* **Task goal**: Repeat, exactly and completely, the material that follows. Omit the pictures.

* **Data block**:
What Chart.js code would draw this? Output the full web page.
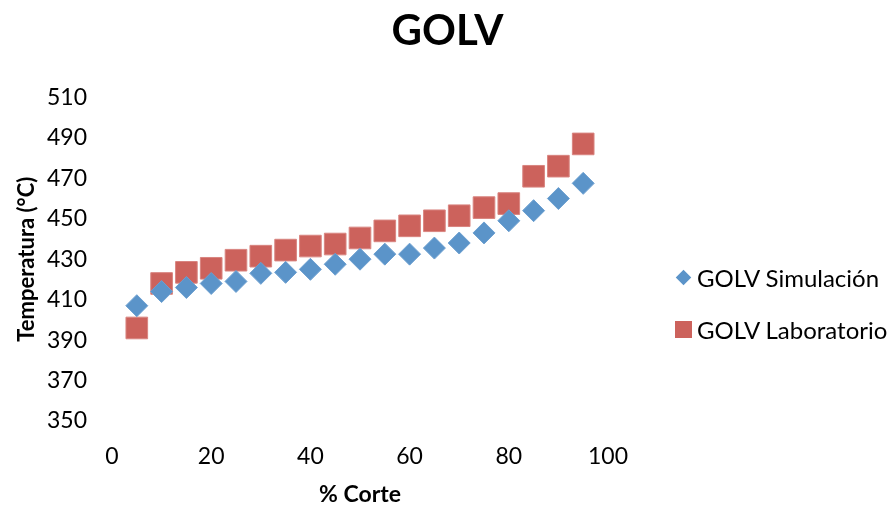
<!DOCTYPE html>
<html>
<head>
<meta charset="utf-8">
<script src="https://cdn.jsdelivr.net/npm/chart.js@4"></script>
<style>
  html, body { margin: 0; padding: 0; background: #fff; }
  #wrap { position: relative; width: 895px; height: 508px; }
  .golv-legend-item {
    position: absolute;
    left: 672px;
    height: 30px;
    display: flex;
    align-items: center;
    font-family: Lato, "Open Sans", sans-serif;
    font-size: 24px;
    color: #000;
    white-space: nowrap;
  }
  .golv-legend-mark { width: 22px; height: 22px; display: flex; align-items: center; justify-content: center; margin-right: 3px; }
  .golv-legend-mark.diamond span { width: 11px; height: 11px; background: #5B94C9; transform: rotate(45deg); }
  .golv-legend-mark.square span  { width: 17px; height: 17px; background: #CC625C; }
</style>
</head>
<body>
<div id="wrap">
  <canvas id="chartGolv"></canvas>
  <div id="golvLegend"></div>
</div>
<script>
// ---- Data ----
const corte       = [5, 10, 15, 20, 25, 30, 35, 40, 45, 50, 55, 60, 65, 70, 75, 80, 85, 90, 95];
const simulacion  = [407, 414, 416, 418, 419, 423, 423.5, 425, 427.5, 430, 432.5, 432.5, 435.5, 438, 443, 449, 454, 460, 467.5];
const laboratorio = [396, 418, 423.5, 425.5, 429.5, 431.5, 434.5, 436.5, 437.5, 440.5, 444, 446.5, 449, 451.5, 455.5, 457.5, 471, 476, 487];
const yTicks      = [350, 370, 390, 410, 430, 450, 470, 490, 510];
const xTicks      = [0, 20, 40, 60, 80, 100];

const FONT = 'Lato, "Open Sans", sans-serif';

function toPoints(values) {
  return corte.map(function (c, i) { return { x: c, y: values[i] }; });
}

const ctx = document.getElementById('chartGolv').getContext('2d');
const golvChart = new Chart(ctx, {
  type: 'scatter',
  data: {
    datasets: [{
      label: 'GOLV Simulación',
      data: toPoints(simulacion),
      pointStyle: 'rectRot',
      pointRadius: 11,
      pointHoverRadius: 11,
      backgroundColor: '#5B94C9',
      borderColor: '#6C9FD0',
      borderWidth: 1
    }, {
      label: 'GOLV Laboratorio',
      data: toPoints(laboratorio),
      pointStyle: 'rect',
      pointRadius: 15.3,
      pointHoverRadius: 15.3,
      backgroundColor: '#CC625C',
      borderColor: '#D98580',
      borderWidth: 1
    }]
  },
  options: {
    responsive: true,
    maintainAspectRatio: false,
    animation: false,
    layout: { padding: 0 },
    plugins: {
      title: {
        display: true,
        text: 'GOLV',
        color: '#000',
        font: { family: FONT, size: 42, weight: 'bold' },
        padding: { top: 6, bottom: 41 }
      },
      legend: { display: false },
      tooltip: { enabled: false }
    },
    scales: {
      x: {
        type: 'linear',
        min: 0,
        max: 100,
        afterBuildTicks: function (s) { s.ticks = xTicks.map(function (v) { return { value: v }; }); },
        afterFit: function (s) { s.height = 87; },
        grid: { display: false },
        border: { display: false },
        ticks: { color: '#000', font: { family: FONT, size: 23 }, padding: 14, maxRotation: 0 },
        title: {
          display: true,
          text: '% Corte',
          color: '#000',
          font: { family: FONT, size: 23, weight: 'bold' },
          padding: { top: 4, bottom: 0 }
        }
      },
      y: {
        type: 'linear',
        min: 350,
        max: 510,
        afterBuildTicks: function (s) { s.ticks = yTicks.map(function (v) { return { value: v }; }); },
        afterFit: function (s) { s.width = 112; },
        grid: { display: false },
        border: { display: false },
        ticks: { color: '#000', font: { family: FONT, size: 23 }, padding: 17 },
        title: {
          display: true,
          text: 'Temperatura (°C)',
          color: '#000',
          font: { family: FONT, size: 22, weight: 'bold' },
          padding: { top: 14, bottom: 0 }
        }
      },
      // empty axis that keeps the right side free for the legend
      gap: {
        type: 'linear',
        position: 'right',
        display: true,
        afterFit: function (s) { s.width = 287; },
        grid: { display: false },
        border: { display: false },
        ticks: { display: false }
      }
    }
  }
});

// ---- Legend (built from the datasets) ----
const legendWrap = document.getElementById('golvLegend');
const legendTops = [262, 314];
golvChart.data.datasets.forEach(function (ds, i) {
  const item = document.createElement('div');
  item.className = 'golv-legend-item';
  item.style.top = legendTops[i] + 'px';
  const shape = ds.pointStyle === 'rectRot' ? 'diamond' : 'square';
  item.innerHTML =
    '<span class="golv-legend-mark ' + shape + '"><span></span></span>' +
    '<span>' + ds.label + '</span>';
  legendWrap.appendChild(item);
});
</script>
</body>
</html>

* **Result for this task**:
What Chart.js code would draw this? Output the full web page.
<!DOCTYPE html>
<html>
<head>
<meta charset="utf-8">
<script src="https://cdn.jsdelivr.net/npm/chart.js@4"></script>
<style>
  html, body { margin: 0; padding: 0; background: #fff; }
  #wrap { position: relative; width: 895px; height: 508px; }
  .golv-legend-item {
    position: absolute;
    left: 672px;
    height: 30px;
    display: flex;
    align-items: center;
    font-family: Lato, "Open Sans", sans-serif;
    font-size: 24px;
    color: #000;
    white-space: nowrap;
  }
  .golv-legend-mark { width: 22px; height: 22px; display: flex; align-items: center; justify-content: center; margin-right: 3px; }
  .golv-legend-mark.diamond span { width: 11px; height: 11px; background: #5B94C9; transform: rotate(45deg); }
  .golv-legend-mark.square span  { width: 17px; height: 17px; background: #CC625C; }
</style>
</head>
<body>
<div id="wrap">
  <canvas id="chartGolv"></canvas>
  <div id="golvLegend"></div>
</div>
<script>
// ---- Data ----
const corte       = [5, 10, 15, 20, 25, 30, 35, 40, 45, 50, 55, 60, 65, 70, 75, 80, 85, 90, 95];
const simulacion  = [407, 414, 416, 418, 419, 423, 423.5, 425, 427.5, 430, 432.5, 432.5, 435.5, 438, 443, 449, 454, 460, 467.5];
const laboratorio = [396, 418, 423.5, 425.5, 429.5, 431.5, 434.5, 436.5, 437.5, 440.5, 444, 446.5, 449, 451.5, 455.5, 457.5, 471, 476, 487];
const yTicks      = [350, 370, 390, 410, 430, 450, 470, 490, 510];
const xTicks      = [0, 20, 40, 60, 80, 100];

const FONT = 'Lato, "Open Sans", sans-serif';

function toPoints(values) {
  return corte.map(function (c, i) { return { x: c, y: values[i] }; });
}

const ctx = document.getElementById('chartGolv').getContext('2d');
const golvChart = new Chart(ctx, {
  type: 'scatter',
  data: {
    datasets: [{
      label: 'GOLV Simulación',
      data: toPoints(simulacion),
      pointStyle: 'rectRot',
      pointRadius: 11,
      pointHoverRadius: 11,
      backgroundColor: '#5B94C9',
      borderColor: '#6C9FD0',
      borderWidth: 1
    }, {
      label: 'GOLV Laboratorio',
      data: toPoints(laboratorio),
      pointStyle: 'rect',
      pointRadius: 15.3,
      pointHoverRadius: 15.3,
      backgroundColor: '#CC625C',
      borderColor: '#D98580',
      borderWidth: 1
    }]
  },
  options: {
    responsive: true,
    maintainAspectRatio: false,
    animation: false,
    layout: { padding: 0 },
    plugins: {
      title: {
        display: true,
        text: 'GOLV',
        color: '#000',
        font: { family: FONT, size: 42, weight: 'bold' },
        padding: { top: 6, bottom: 41 }
      },
      legend: { display: false },
      tooltip: { enabled: false }
    },
    scales: {
      x: {
        type: 'linear',
        min: 0,
        max: 100,
        afterBuildTicks: function (s) { s.ticks = xTicks.map(function (v) { return { value: v }; }); },
        afterFit: function (s) { s.height = 87; },
        grid: { display: false },
        border: { display: false },
        ticks: { color: '#000', font: { family: FONT, size: 23 }, padding: 14, maxRotation: 0 },
        title: {
          display: true,
          text: '% Corte',
          color: '#000',
          font: { family: FONT, size: 23, weight: 'bold' },
          padding: { top: 4, bottom: 0 }
        }
      },
      y: {
        type: 'linear',
        min: 350,
        max: 510,
        afterBuildTicks: function (s) { s.ticks = yTicks.map(function (v) { return { value: v }; }); },
        afterFit: function (s) { s.width = 112; },
        grid: { display: false },
        border: { display: false },
        ticks: { color: '#000', font: { family: FONT, size: 23 }, padding: 17 },
        title: {
          display: true,
          text: 'Temperatura (°C)',
          color: '#000',
          font: { family: FONT, size: 22, weight: 'bold' },
          padding: { top: 14, bottom: 0 }
        }
      },
      // empty axis that keeps the right side free for the legend
      gap: {
        type: 'linear',
        position: 'right',
        display: true,
        afterFit: function (s) { s.width = 287; },
        grid: { display: false },
        border: { display: false },
        ticks: { display: false }
      }
    }
  }
});

// ---- Legend (built from the datasets) ----
const legendWrap = document.getElementById('golvLegend');
const legendTops = [262, 314];
golvChart.data.datasets.forEach(function (ds, i) {
  const item = document.createElement('div');
  item.className = 'golv-legend-item';
  item.style.top = legendTops[i] + 'px';
  const shape = ds.pointStyle === 'rectRot' ? 'diamond' : 'square';
  item.innerHTML =
    '<span class="golv-legend-mark ' + shape + '"><span></span></span>' +
    '<span>' + ds.label + '</span>';
  legendWrap.appendChild(item);
});
</script>
</body>
</html>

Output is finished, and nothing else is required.